DAM★ともでぼくがお気に入りのアーティストにしている野口五郎さん。野口さんは1971年5月に演歌歌手として「博多みれん」でデビューしましたが、この作品はヒットしなかったそうです。それで演歌からポップスに転向し、1971年8月に2枚目のシングル「青いリンゴ」を発売し、オリコンで最高14位となるヒットとなり、以後ポップス歌手として現在まで活動されています。
野口さんは子供の頃から「ちびっこのど自慢」に出ていて、そこでもポップスの曲を歌っていましたが、その幼い頃にライバル視していたのが、今の天童よしみさんだそうです。ただ、野口さんにとっての強烈な曲が美空ひばりさんの「リンゴ追分」だったこともあり、プロの歌手を目指すために作曲家の米山正夫さんの下で修業したそうです。だからデビューも演歌でということなんだと思います。ただ野口さんは歌だけではなく、子供の頃からお兄さんの影響でギターに打ち込み、ギターのコンテストにも出ていたので、生活の音楽はロック・ポップスで、やはり演歌ではなかったように思います。

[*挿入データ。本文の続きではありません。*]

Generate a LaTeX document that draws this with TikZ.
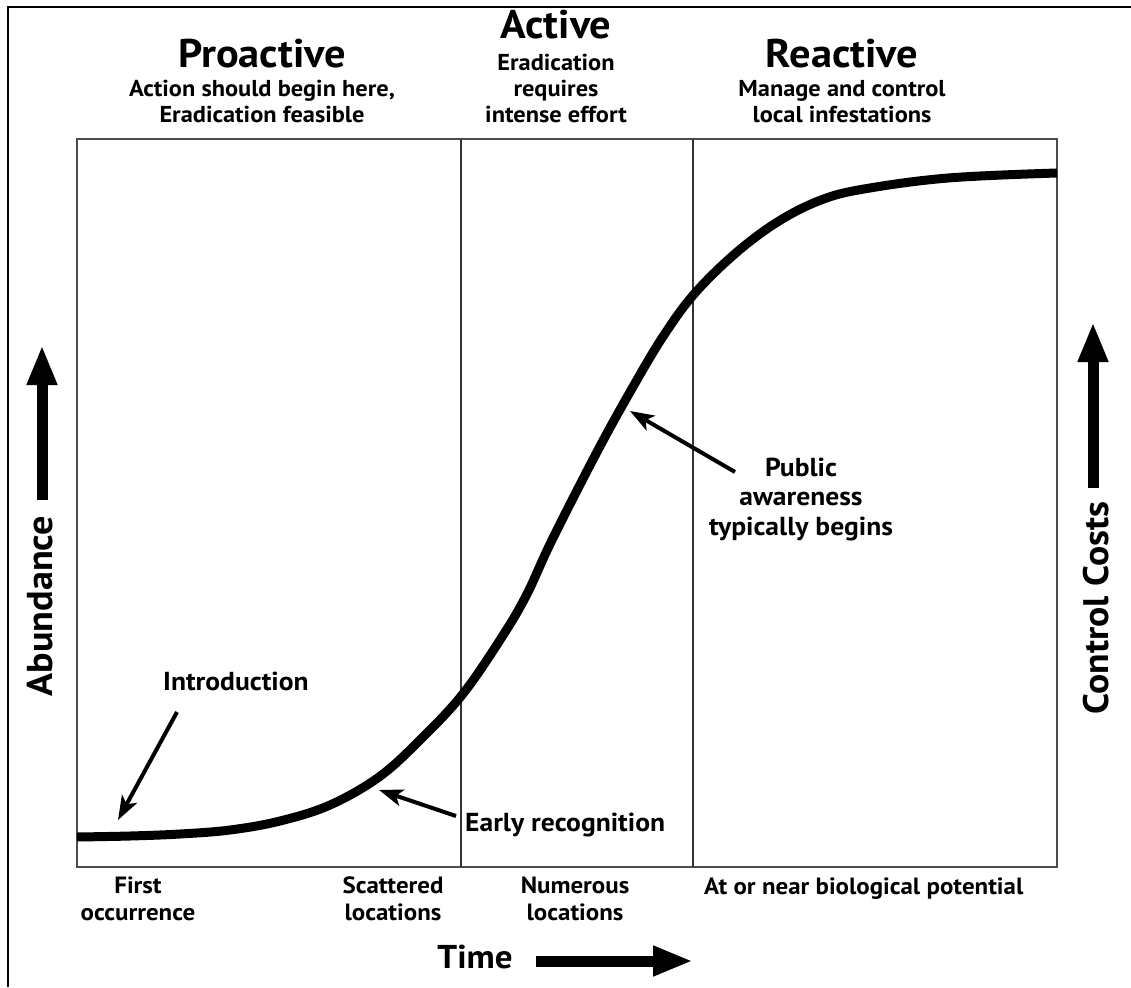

「青いリンゴ」は作詞が橋本淳さん、作曲が筒美京平さん、編曲が高田弘さんのコンビでした。野口さんが今では「ぼくの師匠」という筒美先生との初めての出会いでした。レコード会社や事務所の人の決断も見事に早かったのは、野口五郎を世に出したいという気持ちが強かったんだと思います。当時15才の男の子に演歌のどぶ板営業をやったのに売れなかった…という敗北感も大きかったのかもしれません。だから売れる作品を作ろうということで、編曲の高田さんはオーソドックスで巧みなアレンジをされる方なので選ばれたんだろうなと思います。高田さんの作品だと野口さんの「グッド・ラック」やちあきなおみさんの「喝采」などがあります。作詞の橋本さんと作曲の筒美さんは青山学院の先輩・後輩の間柄で、筒美さんが最も多く作詞のコンビを組んだのが橋本さんです。前年1975年の筒美さんはいしだあゆみさんの「あなたならどうする」や朝丘雪路さんの「雨がやんだら」を大ヒットさせていましたので、演歌からポップスに転向しようとしている野口さんの路線と波長が合うと思ったのかもしれません。橋本さんは野口さんの「リンゴ追分」への思いを聞いたかはわかりませんが、「青いリンゴ」の未熟な今を野口さん本人に投影させて、作詞を書かれたように思います。結果として売れて、その後新御三家と呼ばれるトップアイドルにまでなったわけですから、決断とタイミングは大事なんですね。